When Nick Bienz began his high school career, he realized some of his competitors had equally impressive junior golf résumés. As he started playing college golf for IUPUI, he found just about everyone had also been a state finalist in high school.
Now that he's in a fledgling professional career, the biggest jump in skill, he looks around and sees that everyone else his age had been all-conference the year before, too.
None of this is to diminish Bienz's accomplishments.
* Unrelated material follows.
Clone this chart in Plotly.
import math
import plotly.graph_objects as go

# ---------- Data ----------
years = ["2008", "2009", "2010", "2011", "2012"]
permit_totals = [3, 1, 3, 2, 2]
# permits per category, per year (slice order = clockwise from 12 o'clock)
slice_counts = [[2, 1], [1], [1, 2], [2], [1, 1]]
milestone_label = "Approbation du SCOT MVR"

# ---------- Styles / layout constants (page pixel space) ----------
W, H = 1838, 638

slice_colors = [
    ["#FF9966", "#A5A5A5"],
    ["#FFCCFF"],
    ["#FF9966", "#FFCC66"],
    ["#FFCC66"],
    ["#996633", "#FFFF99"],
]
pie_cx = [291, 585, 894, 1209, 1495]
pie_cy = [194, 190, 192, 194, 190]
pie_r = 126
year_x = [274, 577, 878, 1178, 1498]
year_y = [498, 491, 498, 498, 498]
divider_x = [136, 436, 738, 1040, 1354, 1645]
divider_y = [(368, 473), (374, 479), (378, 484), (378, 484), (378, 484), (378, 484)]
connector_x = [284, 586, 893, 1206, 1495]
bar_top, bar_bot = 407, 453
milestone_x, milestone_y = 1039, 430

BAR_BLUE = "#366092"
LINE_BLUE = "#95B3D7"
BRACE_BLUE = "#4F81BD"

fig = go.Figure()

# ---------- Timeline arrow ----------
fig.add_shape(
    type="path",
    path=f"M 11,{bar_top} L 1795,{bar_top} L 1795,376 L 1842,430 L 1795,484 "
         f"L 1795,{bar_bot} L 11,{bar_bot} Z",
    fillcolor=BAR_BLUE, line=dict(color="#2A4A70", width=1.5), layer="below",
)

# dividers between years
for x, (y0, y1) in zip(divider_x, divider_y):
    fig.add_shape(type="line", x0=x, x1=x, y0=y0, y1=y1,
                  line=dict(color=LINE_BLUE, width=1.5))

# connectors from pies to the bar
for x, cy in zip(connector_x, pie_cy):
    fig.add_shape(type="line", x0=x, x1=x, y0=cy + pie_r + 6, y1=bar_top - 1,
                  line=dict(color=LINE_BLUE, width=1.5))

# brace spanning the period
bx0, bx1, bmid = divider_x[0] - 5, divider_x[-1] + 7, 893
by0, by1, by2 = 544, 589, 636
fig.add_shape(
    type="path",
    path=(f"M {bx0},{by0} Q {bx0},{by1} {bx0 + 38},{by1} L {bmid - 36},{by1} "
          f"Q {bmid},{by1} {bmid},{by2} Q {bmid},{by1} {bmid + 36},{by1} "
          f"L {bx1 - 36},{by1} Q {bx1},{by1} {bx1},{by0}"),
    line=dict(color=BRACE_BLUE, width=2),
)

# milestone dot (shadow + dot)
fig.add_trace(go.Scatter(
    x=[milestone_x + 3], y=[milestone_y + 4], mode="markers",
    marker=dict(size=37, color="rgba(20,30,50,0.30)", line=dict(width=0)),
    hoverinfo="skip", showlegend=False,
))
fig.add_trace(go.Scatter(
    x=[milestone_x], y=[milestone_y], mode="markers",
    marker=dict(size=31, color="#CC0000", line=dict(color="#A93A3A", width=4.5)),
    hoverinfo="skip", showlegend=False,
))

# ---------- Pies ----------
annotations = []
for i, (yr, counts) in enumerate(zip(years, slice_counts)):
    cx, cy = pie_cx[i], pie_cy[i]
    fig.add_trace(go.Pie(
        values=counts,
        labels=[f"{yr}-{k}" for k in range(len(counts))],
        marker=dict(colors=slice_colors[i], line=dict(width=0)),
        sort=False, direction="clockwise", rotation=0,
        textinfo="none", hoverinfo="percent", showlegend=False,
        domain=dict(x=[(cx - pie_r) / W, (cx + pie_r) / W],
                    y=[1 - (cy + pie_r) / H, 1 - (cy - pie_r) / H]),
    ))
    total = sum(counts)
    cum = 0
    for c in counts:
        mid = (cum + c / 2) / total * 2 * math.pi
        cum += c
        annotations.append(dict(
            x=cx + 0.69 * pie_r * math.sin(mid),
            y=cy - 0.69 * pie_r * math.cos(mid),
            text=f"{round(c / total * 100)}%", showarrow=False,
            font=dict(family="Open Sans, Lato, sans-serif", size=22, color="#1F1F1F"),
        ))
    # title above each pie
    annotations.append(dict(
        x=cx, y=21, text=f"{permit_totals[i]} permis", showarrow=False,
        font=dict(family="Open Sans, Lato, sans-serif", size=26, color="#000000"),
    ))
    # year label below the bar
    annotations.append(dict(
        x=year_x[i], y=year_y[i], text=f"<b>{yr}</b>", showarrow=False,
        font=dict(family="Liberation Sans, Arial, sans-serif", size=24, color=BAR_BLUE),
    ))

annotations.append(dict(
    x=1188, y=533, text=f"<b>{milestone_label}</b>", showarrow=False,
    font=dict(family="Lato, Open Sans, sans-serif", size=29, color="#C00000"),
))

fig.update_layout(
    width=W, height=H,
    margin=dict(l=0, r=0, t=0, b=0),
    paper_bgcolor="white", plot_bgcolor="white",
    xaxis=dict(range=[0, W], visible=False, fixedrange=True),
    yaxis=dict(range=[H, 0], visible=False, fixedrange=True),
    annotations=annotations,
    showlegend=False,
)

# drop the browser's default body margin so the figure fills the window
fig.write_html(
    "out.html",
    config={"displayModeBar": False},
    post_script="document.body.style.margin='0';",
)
It's just a reminder that at every step up, you've got to leave your ego at the door.
“And you're not just competing against guys who are within two or three years of your age now; you're competing against guys who are 40 and 50,” Bienz said. “I've learned that in college, if you shot even-par at a tournament, you had a decent chance of winning. In the pros, if you shoot even-par, you're not even going to make the cut.”
But, as Bienz usually does, he found the silver lining.
“The jump hasn't been as bad as I thought going in because you don't have classes to worry about and don't have outside homework you have to do. Everything you do daily revolves around golf and how to get better at it,” Bienz said.
Bienz, 23, began his pro career last year on mini tours in Florida. The Heritage High School graduate, who won the Fort Wayne Golf Association's City Tournament in 2017 and 2018, was living in the Jacksonville area.
“I started out, had a couple top-10s, quite a few top-25s, didn't miss a single cut,” he said. “As far as money goes, mini-tour events are more to just stay sharp. If you finish in the top-10, at least you make your money back and it's a break-even point. It is what it is, but it was fun to go down there and stay sharp and everything. Now the waiting game begins.”
The coronavirus pandemic has shut down tours, qualifying events and golf courses, so Bienz is back in Fort Wayne.
His goal had been to compete in Canada this summer, but now he doesn't know when he'll be able to resume tournament play.
“The plan was to go play up on the Canadian tour, PGA Tour Canada, but obviously that has (stopped),” Bienz said. “We got an email from the PGA Tour and it basically said, 'Hey, everything is on hold. We would tell you an update, but we don't know when we're going to do it.' It's supposed to start up at the beginning of May – the season is short and goes from May to September – but with it being all said and done, who knows what's going to happen with that.”
Bienz's home course in Fort Wayne is Autumn Ridge, but he has a tour development scholarship with the Bridgewater Club in Carmel that gives him membership there.
He's not too thrown by the inability to get out and play golf during a stay-at-home order because of COVID-19.
“This is the time to work out and get just physically strong,” Bienz said. “When I can't be playing outdoors, there will be a lot of physical training and reading a lot of books on the mental side of things, trying to get stronger.
“It's about trying to find the little things you can do to stay any kind of sharp. The good news is you know when you get back, everybody is going to be kind of rusty.”